Work to be completed ▸ Can you output the material exactly as written, minus any pictures it holds?

····················

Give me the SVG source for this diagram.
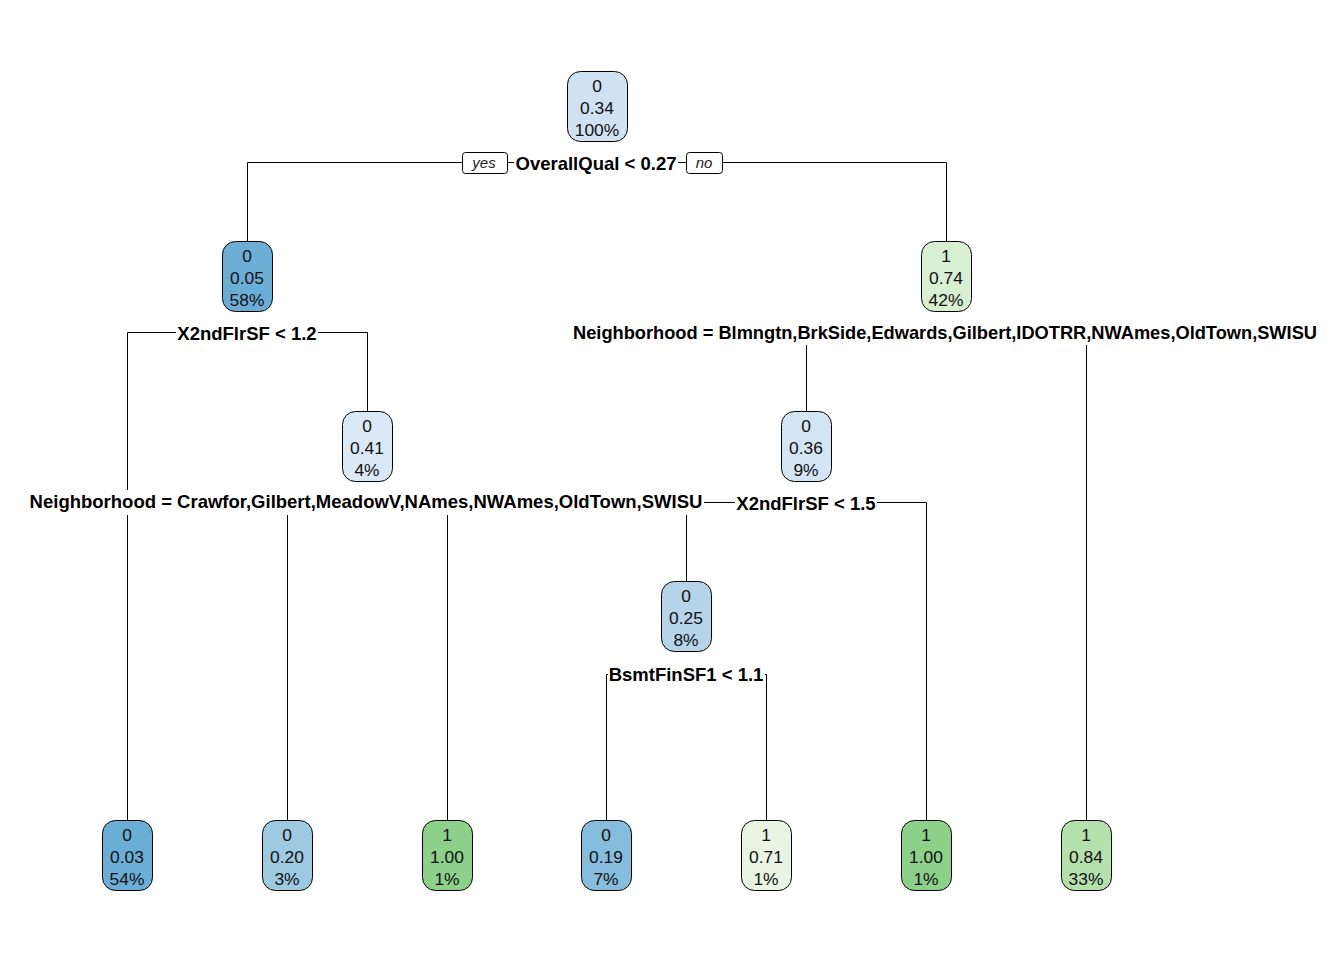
<svg xmlns="http://www.w3.org/2000/svg" width="1344" height="960" viewBox="0 0 1344 960">
  <style>
    .edge { stroke: #000; stroke-width: 1; fill: none; }
    .box { stroke: #000; stroke-width: 1; }
    .ntxt { font-family: "Liberation Sans", Arial, sans-serif; font-size: 17.4px; fill: #111; text-anchor: middle; }
    .split { font-family: "Liberation Sans", Arial, sans-serif; font-size: 18.5px; font-weight: bold; fill: #000; text-anchor: middle; }
    .splitbg { fill: #fff; }
    .yn { font-family: "Liberation Sans", Arial, sans-serif; font-size: 15px; font-style: italic; fill: #222; text-anchor: middle; }
    .ynbox { fill: #fff; stroke: #000; stroke-width: 1; }
  </style>

  <rect width="1344" height="960" fill="#fff"/>

  <!-- branch lines -->
  <g id="connectors">
    <!-- root split -->
    <path class="edge" d="M247.5,241 V162.5 H946.5 V241"/>
    <!-- node 2 split -->
    <path class="edge" d="M127.5,820 V332.5 H367.5 V411"/>
    <!-- node 3 split -->
    <path class="edge" d="M806.5,411 V332.5 H1086.5 V820"/>
    <!-- node 5 split -->
    <path class="edge" d="M287.5,820 V502.5 H447.5 V820"/>
    <!-- node 6 split -->
    <path class="edge" d="M686.5,581 V502.5 H926.5 V820"/>
    <!-- node 12 split -->
    <path class="edge" d="M606.5,820 V674.5 H766.5 V820"/>
  </g>

  <!-- split labels -->
  <g id="split-labels">
    <rect class="splitbg" x="514" y="152" width="164" height="22"/>
    <text class="split" x="596" y="169.5">OverallQual &lt; 0.27</text>
    <rect class="ynbox" x="462.5" y="152.5" width="45" height="21" rx="3"/>
    <text class="yn" x="484" y="168">yes</text>
    <rect class="ynbox" x="686.5" y="152.5" width="36" height="21" rx="3"/>
    <text class="yn" x="704" y="168">no</text>

    <rect class="splitbg" x="176" y="321" width="142" height="22"/>
    <text class="split" x="247" y="339.5">X2ndFlrSF &lt; 1.2</text>

    <rect class="splitbg" x="571" y="321" width="748" height="24"/>
    <text class="split" x="945" y="338.5" textLength="744" lengthAdjust="spacingAndGlyphs">Neighborhood = Blmngtn,BrkSide,Edwards,Gilbert,IDOTRR,NWAmes,OldTown,SWISU</text>

    <rect class="splitbg" x="28" y="490" width="676" height="25"/>
    <text class="split" x="366" y="508">Neighborhood = Crawfor,Gilbert,MeadowV,NAmes,NWAmes,OldTown,SWISU</text>

    <rect class="splitbg" x="735" y="492" width="142" height="22"/>
    <text class="split" x="806" y="509.5">X2ndFlrSF &lt; 1.5</text>

    <rect class="splitbg" x="608" y="664" width="157" height="22"/>
    <text class="split" x="686" y="681">BsmtFinSF1 &lt; 1.1</text>
  </g>

  <!-- root -->
  <g id="node1">
    <rect class="box" x="567.5" y="71.5" width="60" height="70" rx="13" fill="#d0e1f2"/>
    <text class="ntxt" x="597" y="92">0</text>
    <text class="ntxt" x="597" y="114">0.34</text>
    <text class="ntxt" x="597" y="136">100%</text>
  </g>

  <g id="node2">
    <rect class="box" x="222.5" y="241.5" width="50" height="70" rx="13" fill="#6aaed6"/>
    <text class="ntxt" x="247" y="262">0</text>
    <text class="ntxt" x="247" y="284">0.05</text>
    <text class="ntxt" x="247" y="306">58%</text>
  </g>

  <g id="node3">
    <rect class="box" x="921.5" y="241.5" width="50" height="70" rx="13" fill="#d8efd2"/>
    <text class="ntxt" x="946" y="262">1</text>
    <text class="ntxt" x="946" y="284">0.74</text>
    <text class="ntxt" x="946" y="306">42%</text>
  </g>

  <g id="node5">
    <rect class="box" x="342.5" y="411.5" width="50" height="70" rx="13" fill="#dbe9f6"/>
    <text class="ntxt" x="367" y="432">0</text>
    <text class="ntxt" x="367" y="454">0.41</text>
    <text class="ntxt" x="367" y="476">4%</text>
  </g>

  <g id="node6">
    <rect class="box" x="781.5" y="411.5" width="50" height="70" rx="13" fill="#d3e4f3"/>
    <text class="ntxt" x="806" y="432">0</text>
    <text class="ntxt" x="806" y="454">0.36</text>
    <text class="ntxt" x="806" y="476">9%</text>
  </g>

  <g id="node12">
    <rect class="box" x="661.5" y="581.5" width="50" height="70" rx="13" fill="#b5d4e9"/>
    <text class="ntxt" x="686" y="602">0</text>
    <text class="ntxt" x="686" y="624">0.25</text>
    <text class="ntxt" x="686" y="646">8%</text>
  </g>

  <!-- leaves -->
  <g id="leaf4">
    <rect class="box" x="102.5" y="820.5" width="50" height="70" rx="13" fill="#6aaed6"/>
    <text class="ntxt" x="127" y="841">0</text>
    <text class="ntxt" x="127" y="863">0.03</text>
    <text class="ntxt" x="127" y="885">54%</text>
  </g>

  <g id="leaf10">
    <rect class="box" x="262.5" y="820.5" width="50" height="70" rx="13" fill="#9dc9e1"/>
    <text class="ntxt" x="287" y="841">0</text>
    <text class="ntxt" x="287" y="863">0.20</text>
    <text class="ntxt" x="287" y="885">3%</text>
  </g>

  <g id="leaf11">
    <rect class="box" x="422.5" y="820.5" width="50" height="70" rx="13" fill="#8cd089"/>
    <text class="ntxt" x="447" y="841">1</text>
    <text class="ntxt" x="447" y="863">1.00</text>
    <text class="ntxt" x="447" y="885">1%</text>
  </g>

  <g id="leaf24">
    <rect class="box" x="581.5" y="820.5" width="50" height="70" rx="13" fill="#86bcdc"/>
    <text class="ntxt" x="606" y="841">0</text>
    <text class="ntxt" x="606" y="863">0.19</text>
    <text class="ntxt" x="606" y="885">7%</text>
  </g>

  <g id="leaf25">
    <rect class="box" x="741.5" y="820.5" width="50" height="70" rx="13" fill="#e7f5e2"/>
    <text class="ntxt" x="766" y="841">1</text>
    <text class="ntxt" x="766" y="863">0.71</text>
    <text class="ntxt" x="766" y="885">1%</text>
  </g>

  <g id="leaf13">
    <rect class="box" x="901.5" y="820.5" width="50" height="70" rx="13" fill="#8cd089"/>
    <text class="ntxt" x="926" y="841">1</text>
    <text class="ntxt" x="926" y="863">1.00</text>
    <text class="ntxt" x="926" y="885">1%</text>
  </g>

  <g id="leaf7">
    <rect class="box" x="1061.5" y="820.5" width="50" height="70" rx="13" fill="#b4e0ac"/>
    <text class="ntxt" x="1086" y="841">1</text>
    <text class="ntxt" x="1086" y="863">0.84</text>
    <text class="ntxt" x="1086" y="885">33%</text>
  </g>
</svg>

····················

Correct answer ▸
Give me the SVG source for this diagram.
<svg xmlns="http://www.w3.org/2000/svg" width="1344" height="960" viewBox="0 0 1344 960">
  <style>
    .edge { stroke: #000; stroke-width: 1; fill: none; }
    .box { stroke: #000; stroke-width: 1; }
    .ntxt { font-family: "Liberation Sans", Arial, sans-serif; font-size: 17.4px; fill: #111; text-anchor: middle; }
    .split { font-family: "Liberation Sans", Arial, sans-serif; font-size: 18.5px; font-weight: bold; fill: #000; text-anchor: middle; }
    .splitbg { fill: #fff; }
    .yn { font-family: "Liberation Sans", Arial, sans-serif; font-size: 15px; font-style: italic; fill: #222; text-anchor: middle; }
    .ynbox { fill: #fff; stroke: #000; stroke-width: 1; }
  </style>

  <rect width="1344" height="960" fill="#fff"/>

  <!-- branch lines -->
  <g id="connectors">
    <!-- root split -->
    <path class="edge" d="M247.5,241 V162.5 H946.5 V241"/>
    <!-- node 2 split -->
    <path class="edge" d="M127.5,820 V332.5 H367.5 V411"/>
    <!-- node 3 split -->
    <path class="edge" d="M806.5,411 V332.5 H1086.5 V820"/>
    <!-- node 5 split -->
    <path class="edge" d="M287.5,820 V502.5 H447.5 V820"/>
    <!-- node 6 split -->
    <path class="edge" d="M686.5,581 V502.5 H926.5 V820"/>
    <!-- node 12 split -->
    <path class="edge" d="M606.5,820 V674.5 H766.5 V820"/>
  </g>

  <!-- split labels -->
  <g id="split-labels">
    <rect class="splitbg" x="514" y="152" width="164" height="22"/>
    <text class="split" x="596" y="169.5">OverallQual &lt; 0.27</text>
    <rect class="ynbox" x="462.5" y="152.5" width="45" height="21" rx="3"/>
    <text class="yn" x="484" y="168">yes</text>
    <rect class="ynbox" x="686.5" y="152.5" width="36" height="21" rx="3"/>
    <text class="yn" x="704" y="168">no</text>

    <rect class="splitbg" x="176" y="321" width="142" height="22"/>
    <text class="split" x="247" y="339.5">X2ndFlrSF &lt; 1.2</text>

    <rect class="splitbg" x="571" y="321" width="748" height="24"/>
    <text class="split" x="945" y="338.5" textLength="744" lengthAdjust="spacingAndGlyphs">Neighborhood = Blmngtn,BrkSide,Edwards,Gilbert,IDOTRR,NWAmes,OldTown,SWISU</text>

    <rect class="splitbg" x="28" y="490" width="676" height="25"/>
    <text class="split" x="366" y="508">Neighborhood = Crawfor,Gilbert,MeadowV,NAmes,NWAmes,OldTown,SWISU</text>

    <rect class="splitbg" x="735" y="492" width="142" height="22"/>
    <text class="split" x="806" y="509.5">X2ndFlrSF &lt; 1.5</text>

    <rect class="splitbg" x="608" y="664" width="157" height="22"/>
    <text class="split" x="686" y="681">BsmtFinSF1 &lt; 1.1</text>
  </g>

  <!-- root -->
  <g id="node1">
    <rect class="box" x="567.5" y="71.5" width="60" height="70" rx="13" fill="#d0e1f2"/>
    <text class="ntxt" x="597" y="92">0</text>
    <text class="ntxt" x="597" y="114">0.34</text>
    <text class="ntxt" x="597" y="136">100%</text>
  </g>

  <g id="node2">
    <rect class="box" x="222.5" y="241.5" width="50" height="70" rx="13" fill="#6aaed6"/>
    <text class="ntxt" x="247" y="262">0</text>
    <text class="ntxt" x="247" y="284">0.05</text>
    <text class="ntxt" x="247" y="306">58%</text>
  </g>

  <g id="node3">
    <rect class="box" x="921.5" y="241.5" width="50" height="70" rx="13" fill="#d8efd2"/>
    <text class="ntxt" x="946" y="262">1</text>
    <text class="ntxt" x="946" y="284">0.74</text>
    <text class="ntxt" x="946" y="306">42%</text>
  </g>

  <g id="node5">
    <rect class="box" x="342.5" y="411.5" width="50" height="70" rx="13" fill="#dbe9f6"/>
    <text class="ntxt" x="367" y="432">0</text>
    <text class="ntxt" x="367" y="454">0.41</text>
    <text class="ntxt" x="367" y="476">4%</text>
  </g>

  <g id="node6">
    <rect class="box" x="781.5" y="411.5" width="50" height="70" rx="13" fill="#d3e4f3"/>
    <text class="ntxt" x="806" y="432">0</text>
    <text class="ntxt" x="806" y="454">0.36</text>
    <text class="ntxt" x="806" y="476">9%</text>
  </g>

  <g id="node12">
    <rect class="box" x="661.5" y="581.5" width="50" height="70" rx="13" fill="#b5d4e9"/>
    <text class="ntxt" x="686" y="602">0</text>
    <text class="ntxt" x="686" y="624">0.25</text>
    <text class="ntxt" x="686" y="646">8%</text>
  </g>

  <!-- leaves -->
  <g id="leaf4">
    <rect class="box" x="102.5" y="820.5" width="50" height="70" rx="13" fill="#6aaed6"/>
    <text class="ntxt" x="127" y="841">0</text>
    <text class="ntxt" x="127" y="863">0.03</text>
    <text class="ntxt" x="127" y="885">54%</text>
  </g>

  <g id="leaf10">
    <rect class="box" x="262.5" y="820.5" width="50" height="70" rx="13" fill="#9dc9e1"/>
    <text class="ntxt" x="287" y="841">0</text>
    <text class="ntxt" x="287" y="863">0.20</text>
    <text class="ntxt" x="287" y="885">3%</text>
  </g>

  <g id="leaf11">
    <rect class="box" x="422.5" y="820.5" width="50" height="70" rx="13" fill="#8cd089"/>
    <text class="ntxt" x="447" y="841">1</text>
    <text class="ntxt" x="447" y="863">1.00</text>
    <text class="ntxt" x="447" y="885">1%</text>
  </g>

  <g id="leaf24">
    <rect class="box" x="581.5" y="820.5" width="50" height="70" rx="13" fill="#86bcdc"/>
    <text class="ntxt" x="606" y="841">0</text>
    <text class="ntxt" x="606" y="863">0.19</text>
    <text class="ntxt" x="606" y="885">7%</text>
  </g>

  <g id="leaf25">
    <rect class="box" x="741.5" y="820.5" width="50" height="70" rx="13" fill="#e7f5e2"/>
    <text class="ntxt" x="766" y="841">1</text>
    <text class="ntxt" x="766" y="863">0.71</text>
    <text class="ntxt" x="766" y="885">1%</text>
  </g>

  <g id="leaf13">
    <rect class="box" x="901.5" y="820.5" width="50" height="70" rx="13" fill="#8cd089"/>
    <text class="ntxt" x="926" y="841">1</text>
    <text class="ntxt" x="926" y="863">1.00</text>
    <text class="ntxt" x="926" y="885">1%</text>
  </g>

  <g id="leaf7">
    <rect class="box" x="1061.5" y="820.5" width="50" height="70" rx="13" fill="#b4e0ac"/>
    <text class="ntxt" x="1086" y="841">1</text>
    <text class="ntxt" x="1086" y="863">0.84</text>
    <text class="ntxt" x="1086" y="885">33%</text>
  </g>
</svg>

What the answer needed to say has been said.